Я выше ростом и тяжелее, но занимался в детстве чертовой музыкой, а не проклятым боксом. А Тушинский справился со швейцаром.
Я пытаюсь вспомнить, когда в последний раз бил человека. Кажется, в Навигацкой школе. Впрочем, кто тогда не дрался? «Селедки» с «механиками» – вечная война. Честь флота, господа гардемарины, и в зубы – н-на! Будущие офицеры не отступают перед гражданскими…
Легенды гласят, что наши побоища – детские шалости по сравнению с тем, как чудили предыдущие выпуски. Говорят, сам Остенвольф… впрочем, тут легенды, скорее всего, ошибаются.
Он же морпех.
Вообще-то и нам, и «механикам» повезло, что школы морской пехоты находятся за городской чертой, – иначе вряд ли бы кто из нас выжил. Морпехи – страшные люди. Серая дубиноголовая масса, которая умеет только одно – убивать. Иногда мне кажется, что их боевые автоматоны гораздо более человечны, чем они сами.
Тушинский достает бутылку из ведерка. Разливает шампанское по бокалам.
– Выпьете, Козмо? – говорит он. – Напоследок. Прежде чем я размозжу вам голову?
Глаза неестественно блестят. Голос иногда плывет, как на заезженной пластинке.
И тут я понимаю, что происходит. Тушинский
Давайте поговорим о ненависти.
Я ненавижу:
Ноты и клавиры.
Ненавижу: либретто и гаммы.
Гремящий рояль в гостиной.
Мужские распевающиеся голоса.
а-А-а-а-А-А-а.
Ненавижу.
Ария клокочущей ненависти для низкого голоса и фортепиано, исполняется в тональности ре минор.
Еженедельные музыкальные вечера у Дантонов. Отец высокий, сухощавый, в гражданском костюме в тонкую полоску, черный галстук. Встречает гостей. Мама за роялем (белое платье… низкий приятный голос, теперь редко поет сама, часто хворает… жаль, красивая женщина, слышу я голоса), впервые вышла после долгой болезни. Она худая и бледная, играет чуть неловко, механически, часто сбивается – но все вокруг уверяют, что она прекрасна. Да, прекрасна! Увлеченные люди.
А потом они начинают петь…
Я знаю, что вы хотите спросить.
Да, я умею.
– АААА, – я опираю голос на грудь.
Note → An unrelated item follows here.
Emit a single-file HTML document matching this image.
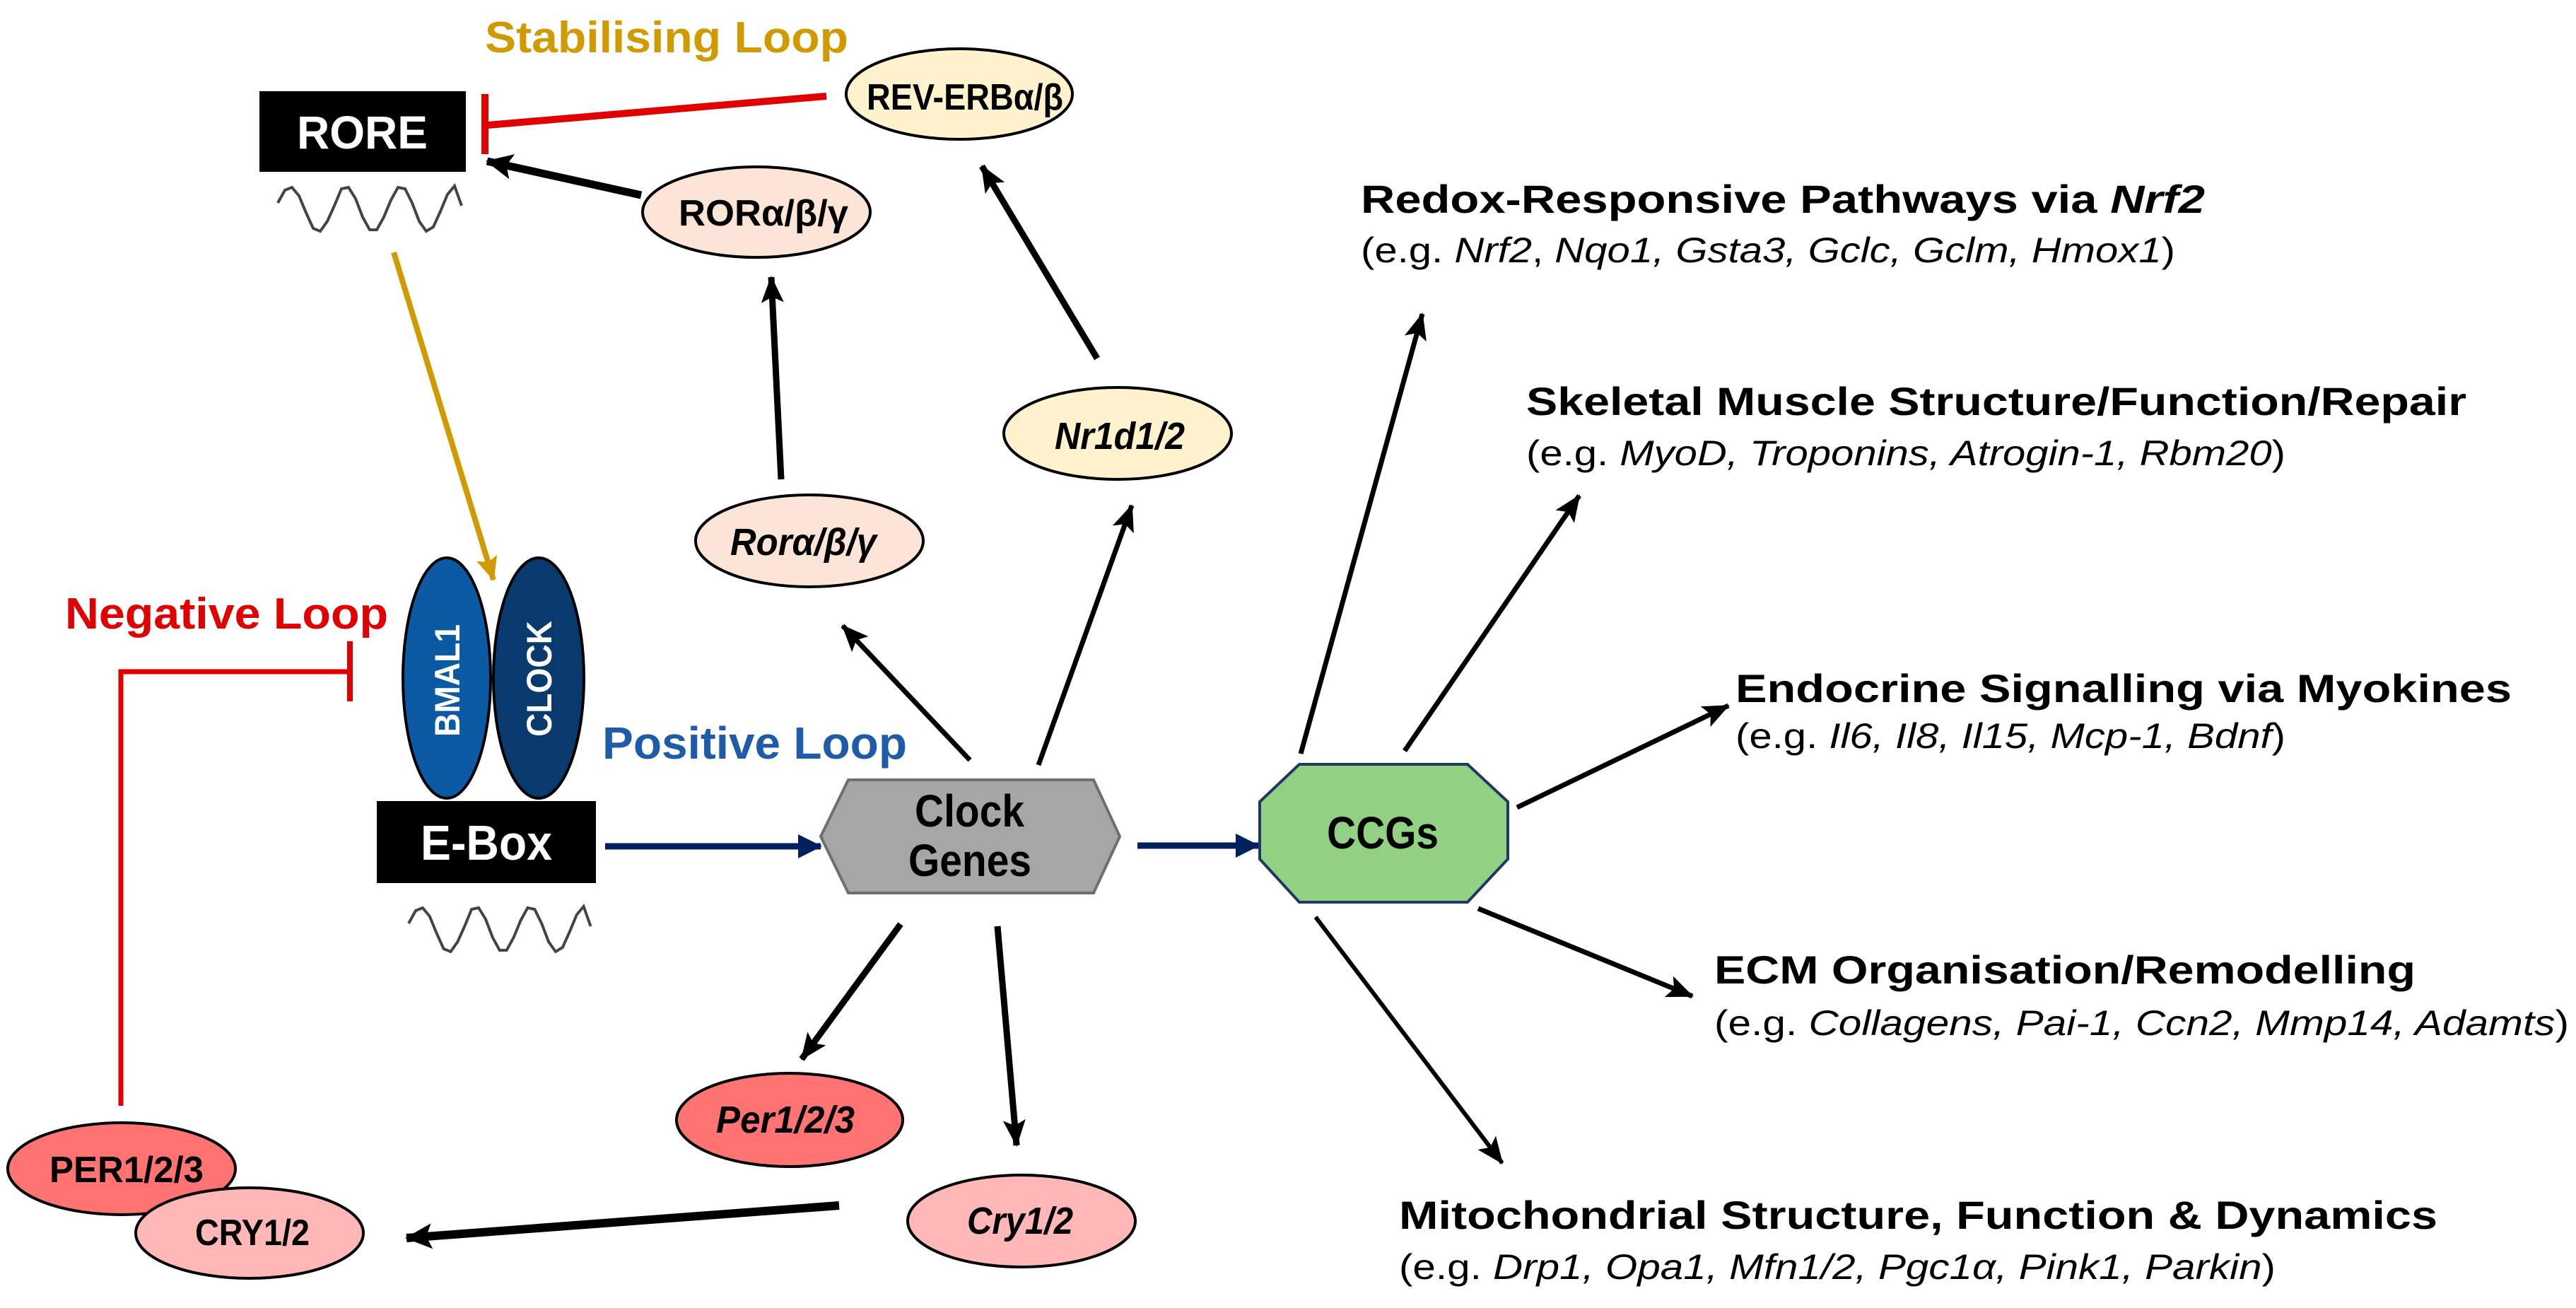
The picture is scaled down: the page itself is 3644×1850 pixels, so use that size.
<!DOCTYPE html>
<html><head><meta charset="utf-8"><style>html,body{margin:0;padding:0;background:#fff}svg{display:block}</style></head>
<body>
<svg width="3644" height="1850" viewBox="0 0 3644 1850" xmlns="http://www.w3.org/2000/svg" font-family="Liberation Sans, Arial, sans-serif" font-weight="bold">
<defs>
<marker id="ab" markerUnits="userSpaceOnUse" markerWidth="40" markerHeight="32" refX="36" refY="16" orient="auto"><path d="M0,0 L38,16 L0,32 L8,16 Z" fill="#000"/></marker>
<marker id="abl" markerUnits="userSpaceOnUse" markerWidth="40" markerHeight="36" refX="36" refY="18" orient="auto"><path d="M0,0 L38,18 L0,36 L8,18 Z" fill="#000"/></marker>
<marker id="an" markerUnits="userSpaceOnUse" markerWidth="34" markerHeight="34" refX="32" refY="17" orient="auto"><path d="M0,0 L34,17 L0,34 Z" fill="#002060"/></marker>
<marker id="ag" markerUnits="userSpaceOnUse" markerWidth="34" markerHeight="30" refX="32" refY="15" orient="auto"><path d="M0,0 L34,15 L0,30 L6,15 Z" fill="#D09A00"/></marker>
</defs>

<text x="686" y="74" font-size="62" fill="#D09A00" textLength="514" lengthAdjust="spacingAndGlyphs">Stabilising Loop</text>
<rect x="367" y="129" width="292" height="114" fill="#000"/>
<text x="420" y="210" font-size="66" fill="#fff" textLength="185" lengthAdjust="spacingAndGlyphs">RORE</text>
<g fill="none" stroke="#444" stroke-width="4">
<polyline points="393,286 403,268 413,264 423,276 433,300 443,322 453,326 463,312 473,290 483,266 493,264 503,280 513,306 523,324 533,324 543,306 553,282 563,264 573,266 583,286 593,312 603,326 613,320 623,298 633,274 643,262 653,290" transform="translate(0,1)"/>
<polyline points="393,286 403,268 413,264 423,276 433,300 443,322 453,326 463,312 473,290 483,266 493,264 503,280 513,306 523,324 533,324 543,306 553,282 563,264 573,266 583,286 593,312 603,326 613,320 623,298 633,274 643,262 653,290" transform="translate(189,1020) scale(0.99,1)"/>
</g>
<line x1="1169" y1="136" x2="690" y2="177" stroke="#E00000" stroke-width="10"/>
<line x1="686" y1="133" x2="686" y2="218" stroke="#E00000" stroke-width="10"/>
<line x1="907" y1="276" x2="689" y2="228" stroke="#000" stroke-width="11" marker-end="url(#abl)"/>
<line x1="557" y1="357" x2="698" y2="820" stroke="#D09A00" stroke-width="8" marker-end="url(#ag)"/>

<ellipse cx="1357" cy="133" rx="160" ry="64" fill="#FFF2CC" stroke="#000" stroke-width="4"/>
<text x="1226" y="155" font-size="52" textLength="278" lengthAdjust="spacingAndGlyphs">REV-ERBα/β</text>
<ellipse cx="1070" cy="300" rx="161" ry="64" fill="#FCE4D6" stroke="#000" stroke-width="4"/>
<text x="960" y="319" font-size="52" textLength="240" lengthAdjust="spacingAndGlyphs">RORα/β/γ</text>
<ellipse cx="1581" cy="613" rx="161" ry="65" fill="#FFF2CC" stroke="#000" stroke-width="4"/>
<text x="1492" y="635" font-size="54" font-style="italic" textLength="184" lengthAdjust="spacingAndGlyphs">Nr1d1/2</text>
<ellipse cx="1145" cy="765" rx="161" ry="65" fill="#FCE4D6" stroke="#000" stroke-width="4"/>
<text x="1033" y="785" font-size="54" font-style="italic" textLength="207" lengthAdjust="spacingAndGlyphs">Rorα/β/γ</text>

<line x1="1105" y1="678" x2="1091" y2="392" stroke="#000" stroke-width="9" marker-end="url(#ab)"/>
<line x1="1552" y1="507" x2="1389" y2="235" stroke="#000" stroke-width="9" marker-end="url(#ab)"/>
<line x1="1372" y1="1075" x2="1192" y2="885" stroke="#000" stroke-width="7" marker-end="url(#ab)"/>
<line x1="1469" y1="1082" x2="1601" y2="715" stroke="#000" stroke-width="7" marker-end="url(#ab)"/>

<text x="92" y="889" font-size="62" fill="#E00000" textLength="457" lengthAdjust="spacingAndGlyphs">Negative Loop</text>
<polyline points="171,1564 171,950 491,950" fill="none" stroke="#E00000" stroke-width="7"/>
<line x1="495" y1="907" x2="495" y2="992" stroke="#E00000" stroke-width="8"/>

<ellipse cx="632" cy="959" rx="62" ry="170" fill="#0B5AA3" stroke="#000" stroke-width="4"/>
<ellipse cx="762" cy="959" rx="64" ry="170" fill="#083A6E" stroke="#000" stroke-width="4"/>
<text transform="translate(650,1042) rotate(-90)" font-size="50" fill="#fff" textLength="159" lengthAdjust="spacingAndGlyphs">BMAL1</text>
<text transform="translate(780,1042) rotate(-90)" font-size="50" fill="#fff" textLength="164" lengthAdjust="spacingAndGlyphs">CLOCK</text>
<rect x="533" y="1133" width="310" height="116" fill="#000"/>
<text x="595" y="1216" font-size="70" fill="#fff" textLength="186" lengthAdjust="spacingAndGlyphs">E-Box</text>
<text x="852" y="1073" font-size="64" fill="#1E5BA8" textLength="431" lengthAdjust="spacingAndGlyphs">Positive Loop</text>

<line x1="856" y1="1197" x2="1161" y2="1197" stroke="#002060" stroke-width="9" marker-end="url(#an)"/>
<polygon points="1200,1103 1547,1103 1584,1183 1547,1263 1200,1263 1161,1183" fill="#A6A6A6" stroke="#6f6f6f" stroke-width="4"/>
<text x="1294" y="1169" font-size="64" textLength="155" lengthAdjust="spacingAndGlyphs">Clock</text>
<text x="1285" y="1239" font-size="64" textLength="174" lengthAdjust="spacingAndGlyphs">Genes</text>
<line x1="1609" y1="1196" x2="1780" y2="1196" stroke="#002060" stroke-width="9" marker-end="url(#an)"/>

<polygon points="1838,1081 2076,1081 2133,1134 2133,1215 2076,1276 1838,1276 1782,1215 1782,1134" fill="#92D183" stroke="#1F3864" stroke-width="4"/>
<text x="1877" y="1200" font-size="64" textLength="158" lengthAdjust="spacingAndGlyphs">CCGs</text>

<line x1="1274" y1="1307" x2="1134" y2="1498" stroke="#000" stroke-width="9" marker-end="url(#ab)"/>
<line x1="1411" y1="1310" x2="1438" y2="1620" stroke="#000" stroke-width="9" marker-end="url(#ab)"/>
<ellipse cx="1117" cy="1584" rx="160" ry="66" fill="#FF7373" stroke="#000" stroke-width="4"/>
<text x="1013" y="1602" font-size="54" font-style="italic" textLength="196" lengthAdjust="spacingAndGlyphs">Per1/2/3</text>
<ellipse cx="1445" cy="1727" rx="161" ry="65" fill="#FFB7B7" stroke="#000" stroke-width="4"/>
<text x="1368" y="1745" font-size="54" font-style="italic" textLength="150" lengthAdjust="spacingAndGlyphs">Cry1/2</text>
<line x1="1187" y1="1705" x2="575" y2="1751" stroke="#000" stroke-width="12" marker-end="url(#abl)"/>
<ellipse cx="172" cy="1653" rx="161" ry="65" fill="#FF7373" stroke="#000" stroke-width="4"/>
<text x="70" y="1672" font-size="52" textLength="218" lengthAdjust="spacingAndGlyphs">PER1/2/3</text>
<ellipse cx="353" cy="1744" rx="161" ry="64" fill="#FFB7B7" stroke="#000" stroke-width="4"/>
<text x="276" y="1761" font-size="52" textLength="162" lengthAdjust="spacingAndGlyphs">CRY1/2</text>

<line x1="1840" y1="1066" x2="2012" y2="444" stroke="#000" stroke-width="7" marker-end="url(#ab)"/>
<line x1="1987" y1="1062" x2="2234" y2="701" stroke="#000" stroke-width="7" marker-end="url(#ab)"/>
<line x1="2146" y1="1142" x2="2445" y2="998" stroke="#000" stroke-width="7" marker-end="url(#ab)"/>
<line x1="2091" y1="1285" x2="2394" y2="1409" stroke="#000" stroke-width="7" marker-end="url(#ab)"/>
<line x1="1861" y1="1297" x2="2125" y2="1645" stroke="#000" stroke-width="6" marker-end="url(#ab)"/>

<g font-size="56">
<text x="1925" y="301" textLength="1194" lengthAdjust="spacingAndGlyphs">Redox-Responsive Pathways via <tspan font-style="italic">Nrf2</tspan></text>
<text x="2159" y="587" textLength="1330" lengthAdjust="spacingAndGlyphs">Skeletal Muscle Structure/Function/Repair</text>
<text x="2455" y="993" textLength="1098" lengthAdjust="spacingAndGlyphs">Endocrine Signalling via Myokines</text>
<text x="2425" y="1391" textLength="992" lengthAdjust="spacingAndGlyphs">ECM Organisation/Remodelling</text>
<text x="1979" y="1738" textLength="1469" lengthAdjust="spacingAndGlyphs">Mitochondrial Structure, Function &amp; Dynamics</text>
</g>
<g font-size="50" font-weight="normal">
<text x="1925" y="371" textLength="1152" lengthAdjust="spacingAndGlyphs">(e.g. <tspan font-style="italic">Nrf2</tspan>, <tspan font-style="italic">Nqo1, Gsta3, Gclc, Gclm, Hmox1</tspan>)</text>
<text x="2159" y="658" textLength="1074" lengthAdjust="spacingAndGlyphs">(e.g. <tspan font-style="italic">MyoD, Troponins, Atrogin-1, Rbm20</tspan>)</text>
<text x="2455" y="1058" textLength="778" lengthAdjust="spacingAndGlyphs">(e.g. <tspan font-style="italic">Il6, Il8, Il15, Mcp-1, Bdnf</tspan>)</text>
<text x="2425" y="1464" textLength="1209" lengthAdjust="spacingAndGlyphs">(e.g. <tspan font-style="italic">Collagens, Pai-1, Ccn2, Mmp14, Adamts</tspan>)</text>
<text x="1979" y="1809" textLength="1240" lengthAdjust="spacingAndGlyphs">(e.g. <tspan font-style="italic">Drp1, Opa1, Mfn1/2, Pgc1α, Pink1, Parkin</tspan>)</text>
</g>
</svg>
</body></html>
Он взвивается под потолок, летит вперед, наполненный металлом и обертонами, поддержанный посылом и вибрато. – ДЕЕ-ЛИИИ-ДААА! – раскатываю я начальную фразу из «Левиафана».
По крайней мере, меня учили.
Воспоминание юности: меня заставляют.
На самом деле я тайно готовлюсь к поступлению в Навигацкую школу – туда принимают с четырнадцати. Под подушкой у меня учебник математики, голова заполнена уравнениями квадратного корня, в пальцах – сплошная тригонометрия. Я мечтаю быть моряком и совершать подвиги, как Морской Гром (нет, Гром уже – для маленьких!). Как Горацио Хорнблауэр.